At its heart, the '√' symbol, which mathematicians often call a radical, is simply a shorthand. It tells us to find the square root of a number. Think of it like this: if you have a perfect square, say 25, its square root is the number that, when multiplied by itself, gives you 25. In this case, it's 5, because 5 x 5 = 25. So, √25 = 5.
Now, let's look at our specific query: 10√3. This isn't just a single number; it's a combination. The '10' is a multiplier, and the '√3' is the square root of 3. So, we're essentially being asked to take the square root of 3 and then multiply that result by 10.
Why is this useful? Well, not all numbers are perfect squares. Take 3, for instance. There's no whole number that, when multiplied by itself, equals 3. This is where square roots become incredibly handy. They allow us to express these non-perfect roots precisely. The square root of 3 is an irrational number, meaning its decimal representation goes on forever without repeating. It's approximately 1.732, but writing √3 is far more accurate and elegant than trying to jot down a long, never-ending decimal.
So, 10√3 means 10 times the square root of 3. If we were to approximate it, it would be around 10 * 1.732, which is roughly 17.32. But in many mathematical contexts, leaving it as 10√3 is preferred because it's exact.
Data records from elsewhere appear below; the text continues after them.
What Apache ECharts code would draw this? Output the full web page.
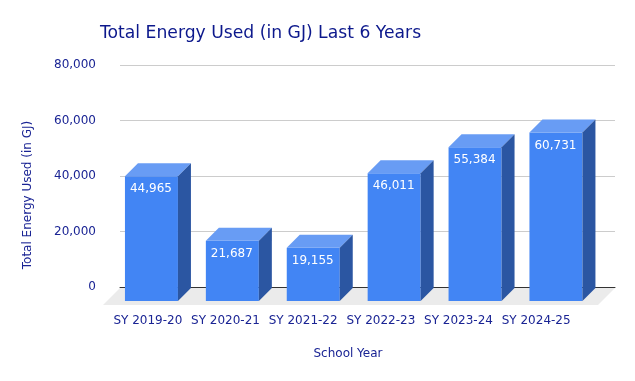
<!DOCTYPE html>
<html>
<head>
<meta charset="utf-8">
<script src="https://cdn.jsdelivr.net/npm/echarts@6/dist/echarts.min.js"></script>
<style>html,body{margin:0;padding:0;background:#fff;}#c{width:635px;height:381px;}</style>
</head>
<body>
<div id="c"></div>
<script>
var categories = ['SY 2019-20', 'SY 2020-21', 'SY 2021-22', 'SY 2022-23', 'SY 2023-24', 'SY 2024-25'];
var energyValues = [44965, 21687, 19155, 46011, 55384, 60731];
var yTicks = [0, 20000, 40000, 60000, 80000];

var FONT = 'DejaVu Sans';
var NAVY = '#1a2494';
var DEPTH = 13;

function fmt(v) { return Number(v).toLocaleString('en-US'); }

var chart = echarts.init(document.getElementById('c'), null, {renderer: 'canvas'});

var option = {
  animation: false,
  backgroundColor: '#ffffff',
  title: {
    text: 'Total Energy Used (in GJ) Last 6 Years',
    left: 95, top: 20,
    textStyle: {fontFamily: FONT, fontSize: 17.2, fontWeight: 'normal', color: '#0c188c'}
  },
  grid: [
    {left: 120, right: 20, top: 65, bottom: 94},      // back plane (gridlines)
    {left: 109, right: 60, top: 65, bottom: 94},      // label plane
    {left: 111, right: 38.6, top: 79, bottom: 80}     // bar front plane
  ],
  xAxis: [
    {type: 'category', gridIndex: 0, data: categories,
     axisLine: {show: true, lineStyle: {color: '#333', width: 1}},
     axisTick: {show: false}, axisLabel: {show: false}},
    {type: 'category', gridIndex: 1, data: categories,
     axisLine: {show: false}, axisTick: {show: false},
     axisLabel: {show: true, margin: 28, fontFamily: FONT, fontSize: 12, color: NAVY, interval: 0}},
    {type: 'category', gridIndex: 2, data: categories, show: false}
  ],
  yAxis: [
    {type: 'value', gridIndex: 0, min: yTicks[0], max: yTicks[yTicks.length - 1], interval: yTicks[1] - yTicks[0],
     axisLine: {show: false}, axisTick: {show: false},
     splitLine: {show: true, lineStyle: {color: '#cccccc', width: 1}},
     axisLabel: {margin: 24, fontFamily: FONT, fontSize: 12, color: NAVY, formatter: function (v) { return fmt(v); }}},
    {type: 'value', gridIndex: 1, show: false, min: 0, max: 80000},
    {type: 'value', gridIndex: 2, show: false, min: yTicks[0], max: yTicks[yTicks.length - 1]}
  ],
  graphic: [
    {type: 'text', x: 28, y: 195, rotation: Math.PI / 2,
     style: {text: 'Total Energy Used (in GJ)', align: 'center', verticalAlign: 'middle',
             fontFamily: FONT, fontSize: 12, fill: NAVY}},
    {type: 'text', x: 348, y: 354,
     style: {text: 'School Year', align: 'center', verticalAlign: 'middle',
             fontFamily: FONT, fontSize: 12, fill: NAVY}}
  ],
  series: [
    {
      type: 'custom', xAxisIndex: 0, yAxisIndex: 0, z: 1, silent: true,
      data: [[0, 0]],
      renderItem: function (params, api) {
        var cs = params.coordSys;
        var yb = cs.y + cs.height + 1;
        var d = 17;
        return {
          type: 'polygon',
          shape: {points: [[cs.x, yb], [cs.x + cs.width, yb], [cs.x + cs.width - d, yb + d], [cs.x - d, yb + d]]},
          style: {fill: '#ebebeb'}
        };
      }
    },
    {
      type: 'custom', xAxisIndex: 2, yAxisIndex: 2, z: 3, silent: true,
      data: energyValues.map(function (v, i) { return [i, v]; }),
      renderItem: function (params, api) {
        var idx = api.value(0), val = api.value(1);
        var p = api.coord([idx, val]);
        var p0 = api.coord([idx, 0]);
        var w = api.size([1, 0])[0] * 0.655;
        var x0 = p[0] - w / 2, x1 = p[0] + w / 2, yT = p[1], yB = p0[1];
        var d = DEPTH;
        return {
          type: 'group',
          children: [
            {type: 'rect', shape: {x: x0, y: yT, width: w, height: yB - yT}, style: {fill: '#4285f4'}},
            {type: 'polygon', shape: {points: [[x0, yT], [x1, yT], [x1 + d, yT - d], [x0 + d, yT - d]]}, style: {fill: '#689cf4'}},
            {type: 'polygon', shape: {points: [[x1, yT], [x1 + d, yT - d], [x1 + d, yB - d], [x1, yB]]}, style: {fill: '#2b56a2'}},
            {type: 'text', x: x0 + 5, y: yT + 13,
             style: {text: fmt(val), align: 'left', verticalAlign: 'middle', fontFamily: FONT, fontSize: 12, fill: '#ffffff'}}
          ]
        };
      }
    }
  ]
};
chart.setOption(option);
</script>
</body>
</html>
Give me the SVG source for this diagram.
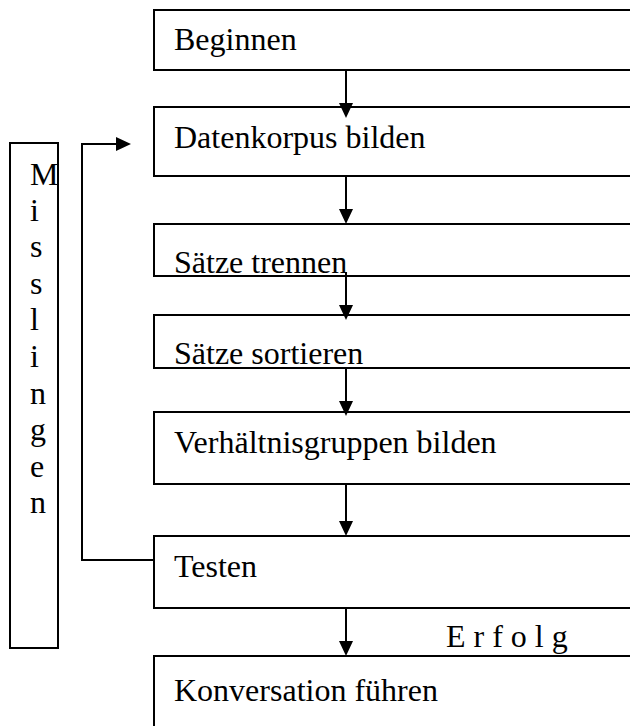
<svg xmlns="http://www.w3.org/2000/svg" width="630" height="726" viewBox="0 0 630 726">
  <style>
    .box { fill: #ffffff; stroke: #000000; stroke-width: 2; }
    .lbl { font-family: "Liberation Serif", "Times New Roman", serif; font-size: 32px; fill: #000000; }
    .conn { fill: none; stroke: #000000; stroke-width: 2; }
  </style>
  <defs>
    <marker id="arrow" markerUnits="userSpaceOnUse" markerWidth="15" markerHeight="15" refX="7" refY="7" orient="auto" viewBox="0 0 15 14">
      <path d="M0,0 L15,7 L0,14 Z" fill="#000000"/>
    </marker>
  </defs>
  <rect x="0" y="0" width="630" height="726" fill="#ffffff"/>

  <!-- process steps (boxes run past the right edge) -->
  <g id="node-beginnen">
    <rect class="box" x="154" y="10" width="560" height="60"/>
    <text class="lbl" x="174" y="50">Beginnen</text>
  </g>
  <g id="node-datenkorpus">
    <rect class="box" x="154" y="107" width="560" height="69"/>
    <text class="lbl" x="174" y="148">Datenkorpus bilden</text>
  </g>
  <g id="node-saetze-trennen">
    <rect class="box" x="154" y="224" width="560" height="52"/>
    <text class="lbl" x="174" y="273">Sätze trennen</text>
  </g>
  <g id="node-saetze-sortieren">
    <rect class="box" x="154" y="315" width="560" height="53"/>
    <text class="lbl" x="174" y="364">Sätze sortieren</text>
  </g>
  <g id="node-verhaeltnisgruppen">
    <rect class="box" x="154" y="412" width="560" height="72"/>
    <text class="lbl" x="174" y="453">Verhältnisgruppen bilden</text>
  </g>
  <g id="node-testen">
    <rect class="box" x="154" y="536" width="560" height="72"/>
    <text class="lbl" x="174" y="577">Testen</text>
  </g>
  <g id="node-konversation">
    <rect class="box" x="154" y="656" width="560" height="120"/>
    <text class="lbl" x="174" y="701">Konversation führen</text>
  </g>

  <!-- failure label, one letter per line -->
  <g id="node-misslingen">
    <rect class="box" x="10" y="143" width="48" height="505"/>
    <text class="lbl" x="30" y="185">M</text>
    <text class="lbl" x="30" y="221">i</text>
    <text class="lbl" x="30" y="257">s</text>
    <text class="lbl" x="30" y="294">s</text>
    <text class="lbl" x="30" y="330">l</text>
    <text class="lbl" x="30" y="367">i</text>
    <text class="lbl" x="30" y="404">n</text>
    <text class="lbl" x="30" y="440">g</text>
    <text class="lbl" x="30" y="477">e</text>
    <text class="lbl" x="30" y="513">n</text>
  </g>

  <!-- connectors -->
  <g id="connectors">
    <line class="conn" x1="346" y1="70" x2="346" y2="110" marker-end="url(#arrow)"/>
    <line class="conn" x1="346" y1="176" x2="346" y2="216" marker-end="url(#arrow)"/>
    <line class="conn" x1="346" y1="272" x2="346" y2="312" marker-end="url(#arrow)"/>
    <line class="conn" x1="346" y1="368" x2="346" y2="408" marker-end="url(#arrow)"/>
    <line class="conn" x1="346" y1="484" x2="346" y2="528" marker-end="url(#arrow)"/>
    <line class="conn" x1="346" y1="608" x2="346" y2="648" marker-end="url(#arrow)"/>
    <polyline class="conn" points="154,560 82,560 82,144 123,144" marker-end="url(#arrow)"/>
    <text class="lbl" x="446" y="647" letter-spacing="8">Erfolg</text>
  </g>
</svg>
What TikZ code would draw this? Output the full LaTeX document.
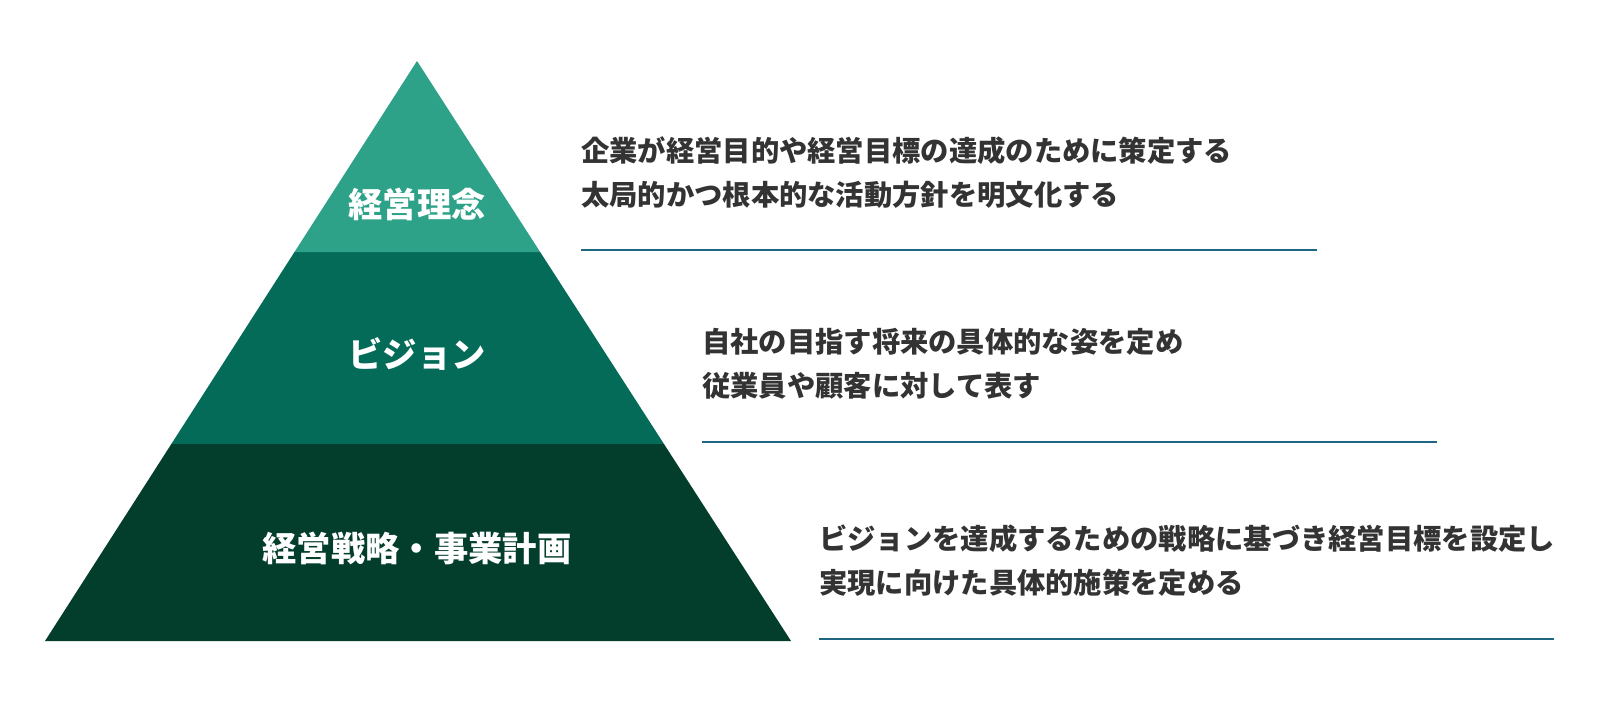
\documentclass[tikz,border=0pt]{standalone}
\usepackage{fontspec}
\newfontfamily\jp{Noto Sans CJK JP}
\usetikzlibrary{calc}
\definecolor{lay1}{HTML}{2EA288}
\definecolor{lay2}{HTML}{036B58}
\definecolor{lay3}{HTML}{033D2C}
\definecolor{rule}{HTML}{1F6682}
\definecolor{txt}{HTML}{333333}
\tikzset{
  label/.style={text=white,font=\jp\bfseries\fontsize{34.3}{40}\selectfont,inner sep=0pt},
  desc/.style={text=txt,font=\jp\bfseries\fontsize{28.3}{44}\selectfont,align=left,anchor=west,inner sep=0pt},
  rulel/.style={draw=rule,line width=2pt}
}
\begin{document}
\begin{tikzpicture}[x=1pt,y=-1pt]
\useasboundingbox (0,0) rectangle (1600,702);
\fill[white] (0,0) rectangle (1600,702);
\coordinate (A) at (417,61);
\coordinate (BL) at (45,641);
\coordinate (BR) at (791,641);
\coordinate (L1) at ($(A)!0.3293!(BL)$);
\coordinate (R1) at ($(A)!0.3293!(BR)$);
\coordinate (L2) at ($(A)!0.6603!(BL)$);
\coordinate (R2) at ($(A)!0.6603!(BR)$);
\fill[lay3] (L2) -- (R2) -- (BR) -- (BL) -- cycle;
\fill[lay2] (L1) -- (R1) -- (R2) -- (L2) -- cycle;
\fill[lay1] (A) -- (R1) -- (L1) -- cycle;
\node[label] (n1) at (417,204) {経営理念};
\node[label] (n2) at (417,354) {ビジョン};
\node[label] (n3) at (417,548) {経営戦略・事業計画};
\node[desc] (t1) at (581,172.5) {企業が経営目的や経営目標の達成のために策定する\\太局的かつ根本的な活動方針を明文化する};
\node[desc] (t2) at (702,363.5) {自社の目指す将来の具体的な姿を定め\\従業員や顧客に対して表す};
\node[desc] (t3) at (819,560.5) {ビジョンを達成するための戦略に基づき経営目標を設定し\\実現に向けた具体的施策を定める};
\coordinate (a1) at (581,250); \coordinate (b1) at (1317,250);
\coordinate (a2) at (702,442); \coordinate (b2) at (1437,442);
\coordinate (a3) at (819,639); \coordinate (b3) at (1554,639);
\draw[rulel] (a1) -- (b1);
\draw[rulel] (a2) -- (b2);
\draw[rulel] (a3) -- (b3);
\end{tikzpicture}
\end{document}
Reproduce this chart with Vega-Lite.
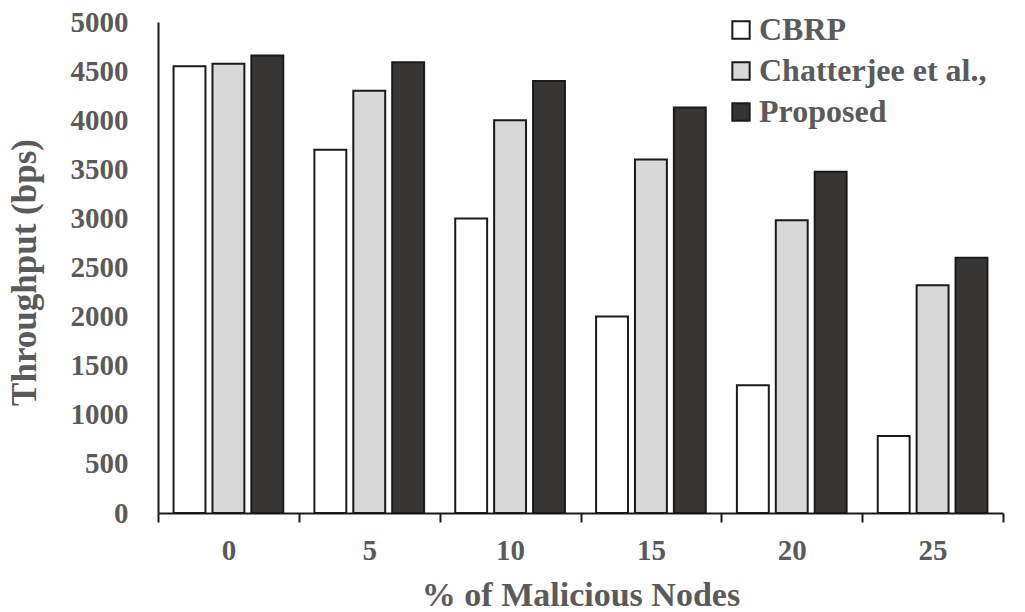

It's like having a perfectly cut gem versus a rough, unpolished stone – the former is more refined and precise.
This kind of notation pops up everywhere, especially in geometry and trigonometry. For example, in a special type of triangle, you might find side lengths expressed in this form. It's a way to keep calculations clean and maintain accuracy, especially when dealing with values that don't neatly fit into whole numbers.
So, the next time you see 10√3, don't just see a jumble of symbols. See a precise mathematical statement, a way to capture a value that's a little bit more complex than a simple integer, but still perfectly manageable and meaningful.